AI that looks, gestures, smiles, and sounds like a real person.

By Pepper Parr

November 5th, 2025

BURLINGTON, ON

 

Don’t say you didn’t know – admit that you have let it happen.

The following from the December issue of The Atlantic, an American magazine that began publishing in 1857.

The social-media era is over. What’s coming will be much worse.

Mark Zuckerberg, founder of Facebook,  in this same spirit, has began to suggest the idea that AI chatbots could fill in some of the socialization that people are missing.

The social-media era is over. What’s coming will be much worse.

Facebook, Instagram, Snapchat, X, Reddit—all have aggressively put AI chatbots in front of users. On a podcast, Zuckerberg said that AI probably won’t “replace in-person connections or real-life connections”—at least not right away. Yet he also spoke of the potential for AI therapists and girlfriends to be embodied in virtual space; of Meta’s desire—he couldn’t seem to help himself from saying—to produce “always-on videochat” with an AI that looks, gestures, smiles, and sounds like a real person.

Meta is working to make that desire a reality. And it is hardly leading the charge: Many companies are doing the same, and many people already use AI for companionship, sexual gratification, mental-health care.
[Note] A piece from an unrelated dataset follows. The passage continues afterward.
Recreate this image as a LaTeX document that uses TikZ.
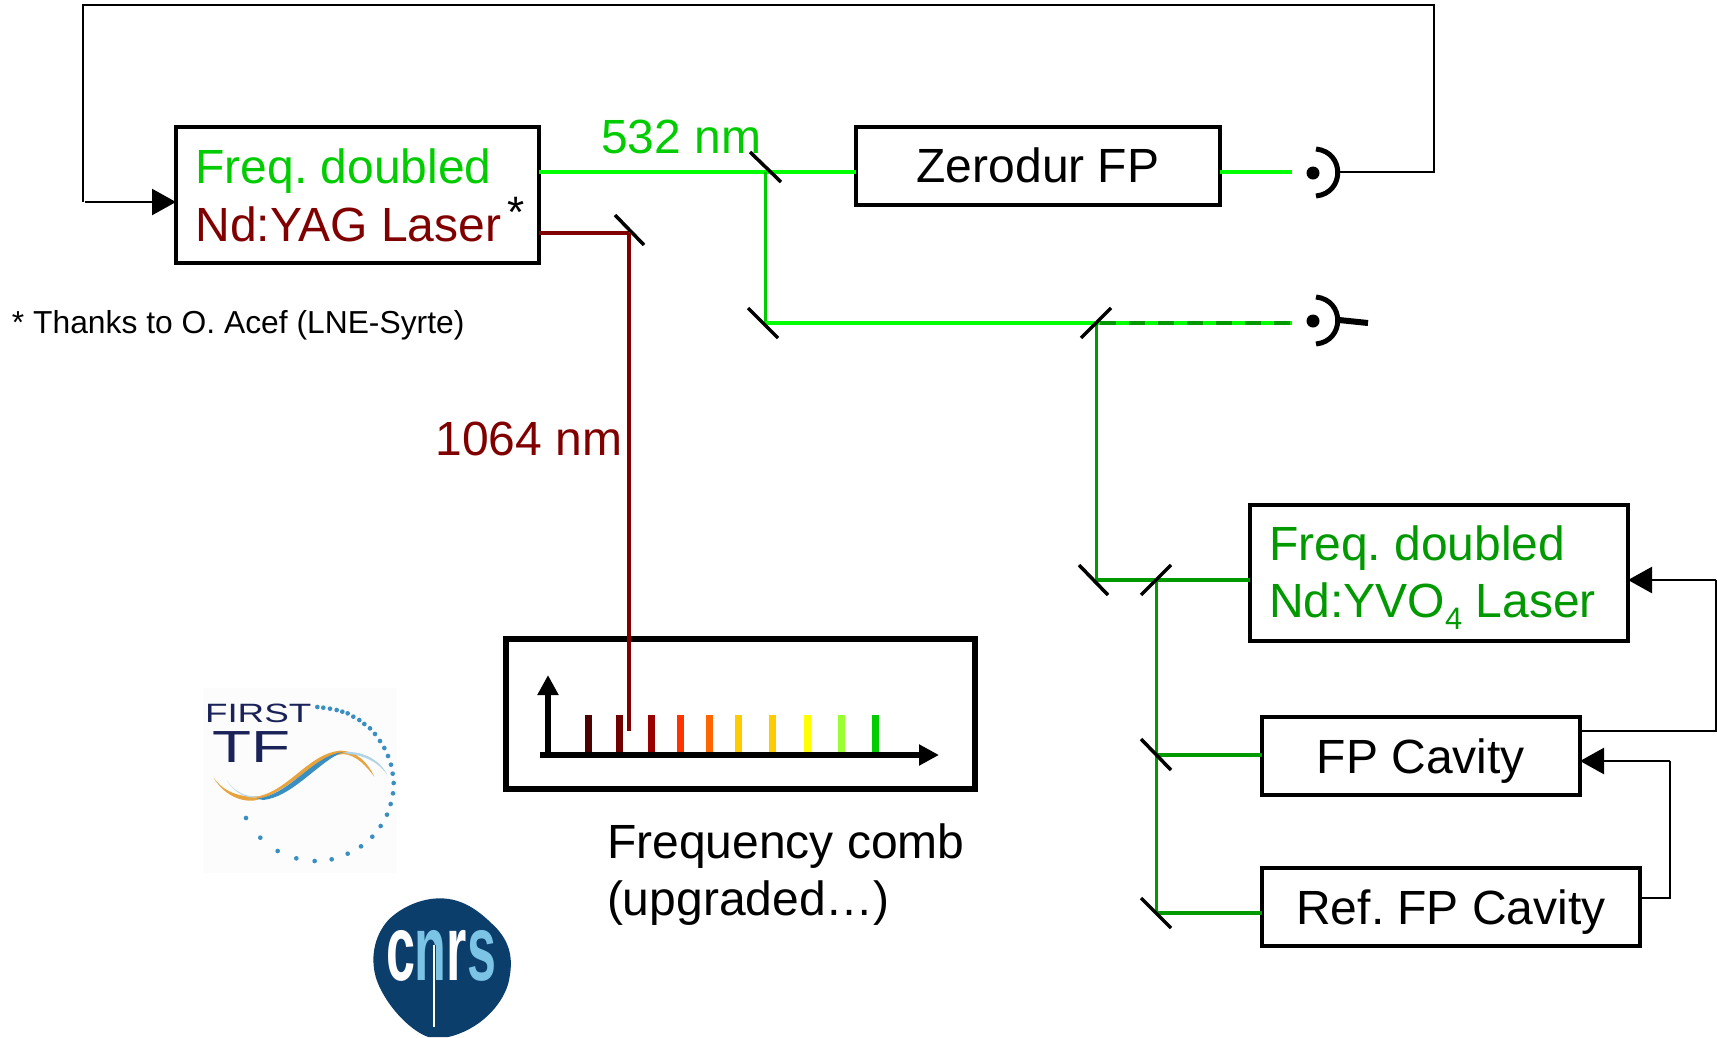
\documentclass[tikz,border=0pt]{standalone}
\usepackage{fontspec}
\usepackage{graphicx}
\setmainfont{Liberation Sans}
\usetikzlibrary{arrows.meta,calc}
\definecolor{lasergreen}{HTML}{00CC00}
\definecolor{beamgreen}{HTML}{00FF00}
\definecolor{darkgreen}{HTML}{009900}
\definecolor{darkred}{HTML}{800000}
\definecolor{logonavy}{HTML}{1A2258}
\definecolor{logoblue}{HTML}{3A8FC2}
\definecolor{logoorange}{HTML}{E8A33D}
\definecolor{cnrsblue}{HTML}{0C3E6C}
\definecolor{cnrslight}{HTML}{7CC4E6}
\newcommand{\bigfont}{\fontsize{48}{48}\selectfont}
\tikzset{
  boxnode/.style={draw=black,line width=4pt,fill=white,rectangle,inner sep=0pt,outer sep=0pt},
  txt/.style={inner sep=0pt,outer sep=0pt,anchor=base west,font=\bigfont},
  boxtxt/.style={boxnode,font=\bigfont,text height=34pt,text depth=0pt},
  mirror/.style={draw=black,line width=3.5pt},
  beamH/.style={draw=beamgreen,line width=4.5pt},
  beamV/.style={draw=lasergreen,line width=3pt},
  beamDark/.style={draw=darkgreen,line width=4pt},
  beamDarkV/.style={draw=darkgreen,line width=3pt},
  redbeam/.style={draw=darkred,line width=4pt},
  feedback/.style={draw=black,line width=1.6pt},
  feedarrow/.style={draw=black,line width=2.4pt,-{Triangle[length=24pt,width=26pt]}},
  detarc/.style={draw=black,line width=5pt},
  detdot/.style={circle,fill=black,inner sep=0pt,minimum size=13pt},
  combtick/.style={line width=7pt},
  axis/.style={draw=black,line width=6pt,-{Triangle[length=20pt,width=20pt]}},
}
\begin{document}
\frenchspacing
\begin{tikzpicture}[x=1pt,y=-1pt]
\useasboundingbox (0,0) rectangle (1717,1037);
\fill[white] (0,0) rectangle (1717,1037);

% ---- reference points
\coordinate (m1) at (765,172);
\coordinate (m2) at (765,323);
\coordinate (m3) at (1096,323);
\coordinate (m4) at (1096,580);
\coordinate (m5) at (1156,580);
\coordinate (m6) at (1156,755);
\coordinate (m7) at (1156,913);
\coordinate (mr) at (629,233);
\coordinate (combend) at (629,731);
\coordinate (d1in) at (1292,172);
\coordinate (d2in) at (1292,323);
\coordinate (a1) at (1338,172);
\coordinate (a2) at (1339,320);
\coordinate (tail) at (1368,323);
\coordinate (fbr) at (1434,172);
\coordinate (fbt) at (1434,5);
\coordinate (fbl) at (83,5);
\coordinate (fbb) at (83,202);
\coordinate (fbc) at (85,202);
\coordinate (fp1) at (1716,731);
\coordinate (fp2) at (1716,580);
\coordinate (rf1) at (1670,898);
\coordinate (rf2) at (1670,761);

% ---- boxes
\node[boxnode,minimum width=363pt,minimum height=136pt] (yag) at (357.5,194.5) {};
\node[boxtxt,minimum width=364pt,minimum height=78pt] (zero) at (1038,165.5) {Zerodur FP};
\node[boxnode,minimum width=378pt,minimum height=136pt] (yvo) at (1439,572.5) {};
\node[boxtxt,minimum width=318pt,minimum height=78pt] (fpc) at (1421,756) {FP Cavity};
\node[boxtxt,minimum width=378pt,minimum height=78pt] (ref) at (1451,907) {Ref. FP Cavity};
\node[boxnode,line width=6.5pt,minimum width=469pt,minimum height=150pt] (comb) at (740.5,714) {};

% ---- box texts
\node[txt,text=lasergreen] (yag1) at (195.5,183) {Freq. doubled};
\node[txt,text=darkred] (yag2) at (195.5,241) {Nd:YAG Laser};
\node[txt,font=\fontsize{44}{44}\selectfont,anchor=base] (star) at (516,227) {*};
\node[txt,text=darkgreen] (yvo1) at (1269,560) {Freq. doubled};
\node[txt,text=darkgreen] (yvo2) at (1269,617) {Nd:YVO\raisebox{-12pt}{\fontsize{31}{31}\selectfont 4} Laser};
\node[txt,font=\fontsize{31.8}{32}\selectfont] (thanks) at (12,333) {* Thanks to O. Acef (LNE-Syrte)};
\node[txt,text=lasergreen] (l532) at (601,153) {532 nm};
\node[txt,text=darkred] (l1064) at (435.5,455) {1064 nm};
\node[txt] (fc1) at (607,858) {Frequency comb};
\node[txt] (fc2) at (607,915) {(upgraded…)};

% ---- beams
\draw[beamH] (yag.east |- m1) -- (m1) -- (zero.west |- m1);
\draw[beamV] (m1) -- (m2);
\draw[beamH] (m2) -- (m3);
\draw[beamH] (m3) -- (d2in);
\draw[beamDark,dash pattern=on 16pt off 13pt] ($(m3)+(4,0)$) -- (d2in);
\draw[beamH] (zero.east |- d1in) -- (d1in);
\draw[beamDarkV] (m3) -- (m4);
\draw[beamDark] (m4) -- (yvo.west |- m4);
\draw[beamDarkV] (m5) -- (m7);
\draw[beamDark] (m6) -- (fpc.west |- m6);
\draw[beamDark] (m7) -- (ref.west |- m7);
\draw[redbeam] (yag.east |- mr) -- (mr);

% ---- mirrors
\draw[mirror] (750,152) -- (781,182);
\draw[mirror] (748,308) -- (778,338);
\draw[mirror] (1081,338) -- (1111,308);
\draw[mirror] (1079,565) -- (1108,595);
\draw[mirror] (1141,595) -- (1171,565);
\draw[mirror] (1141,739) -- (1171,770);
\draw[mirror] (1141,898) -- (1171,928);
\draw[mirror] (615,215) -- (644,245);

% ---- detectors
\node[detdot] (d1) at (1313,173) {};
\node[detdot] (d2) at (1313,321) {};
\draw[detarc] (1316,149) .. controls (1345,152) and (1345,193) .. (1316,196);
\draw[detarc] (1316,297) .. controls (1345,300) and (1345,341) .. (1316,344);
\draw[draw=black,line width=6pt] (a2) -- (tail);

% ---- feedback
\draw[feedback] (a1) -- (fbr) -- (fbt) -- (fbl) -- (fbb);
\draw[feedarrow] (fbc) -- (yag.west |- fbc);
\draw[feedback] (fpc.east |- fp1) -- (fp1) -- (fp2);
\draw[feedarrow] (fp2) -- (yvo.east |- fp2);
\draw[feedback] (ref.east |- rf1) -- (rf1) -- (rf2);
\draw[feedarrow] (rf2) -- (fpc.east |- rf2);

% ---- comb
\foreach \x/\c in {588/4D0000,619/700000,651/990000,680/FF3300,709/FF6600,738/FFCC00,772/FFCC00,807/FFFF00,841/99FF33,875/00CC00}{
  \definecolor{tickc}{HTML}{\c}
  \draw[combtick,draw=tickc] (\x,715) -- (\x,755);
}
\coordinate (ax0) at (540,755);
\coordinate (ax1) at (939,755);
\coordinate (ay0) at (548,755);
\coordinate (ay1) at (548,675);
\draw[axis] (ax0) -- (ax1);
\draw[axis] (ay0) -- (ay1);
\draw[redbeam] (mr) -- (combend);

% ---- FIRST-TF logo
\fill[white!99!black] (203,688) rectangle (397,873);
\begin{scope}[shift={(180,660)},scale=0.33333]
  \fill[logoorange] (100,352) .. controls (130,395) and (180,415) .. (240,408)
     .. controls (330,385) and (390,280) .. (480,272)
     .. controls (530,272) and (565,310) .. (583,350)
     .. controls (560,320) and (530,285) .. (490,282)
     .. controls (400,290) and (330,400) .. (220,422)
     .. controls (170,425) and (125,395) .. (100,352) -- cycle;
  \fill[logoblue!35] (140,360) .. controls (160,390) and (190,412) .. (240,410)
     .. controls (200,422) and (160,395) .. (140,360) -- cycle;
  \fill[logoblue] (230,416) .. controls (330,405) and (400,285) .. (490,276)
     .. controls (420,300) and (340,410) .. (250,420) -- cycle;
  \fill[logoblue!40] (490,276) .. controls (550,272) and (600,300) .. (622,345)
     .. controls (595,305) and (550,285) .. (505,282) -- cycle;
  \foreach \px/\py in {198/474,241/533,293/573,349/595,404/603,455/598,503/581,543/559,577/530,602/498,621/464,632/432,639/400,641/369,638/341,633/314,624/288,613/264,600/243,585/222,570/205,553/192,538/180,520/170,503/160,487/155,470/150,450/146,430/143,412/141}{
    \fill[logoblue] (\px,\py) circle (7);
  }
\end{scope}
\node[txt,text=logonavy,font=\fontsize{26.5}{26.5}\selectfont] (first) at (205,722) {\scalebox{1.39}[1]{FIRST}};
\node[txt,text=logonavy,font=\fontsize{45}{45}\selectfont] (tf) at (212,762) {\scalebox{1.42}[1]{TF}};

% ---- CNRS logo
\begin{scope}[shift={(365,890)},scale=0.33333]
  \fill[cnrsblue] (225,25) .. controls (300,25) and (350,70) .. (395,115)
     .. controls (440,165) and (445,215) .. (430,280)
     .. controls (410,350) and (340,420) .. (250,441)
     -- (190,441)
     .. controls (130,420) and (60,340) .. (35,270)
     .. controls (15,210) and (25,140) .. (70,90)
     .. controls (110,50) and (170,25) .. (225,25) -- cycle;
\end{scope}
\node[txt,font=\bfseries\fontsize{93}{93}\selectfont] (cnrs) at (386,980) {\scalebox{0.56}[1]{\textcolor{white}{c}\textcolor{cnrslight}{n}\textcolor{white}{r}\textcolor{cnrslight}{s}}};
\coordinate (cl0) at (434,945);
\coordinate (cl1) at (434,1027);
\draw[cnrsblue,line width=4pt] (cl0) -- ($(cl0)+(0,35)$);
\draw[white,line width=1.8pt] (cl0) -- (cl1);
\end{tikzpicture}
\end{document}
What Zuckerberg described—what is now unfolding—is the beginning of a new digital era, more actively anti-social than the last.

Generative AI will automate a large number of jobs, removing people from the workplace. But it will almost certainly sap humanity from the social sphere as well.

Over years of use—and product upgrades—many of us may simply slip into relationships with bots that we first used as helpers or entertainment, just as we were lulled into submission by algorithmic feeds and the glow of the smartphone screen. This seems likely to change our society at least as much as the social-media era has.

It gets through to you from a monitor or a cell phone screen – stop letting it in.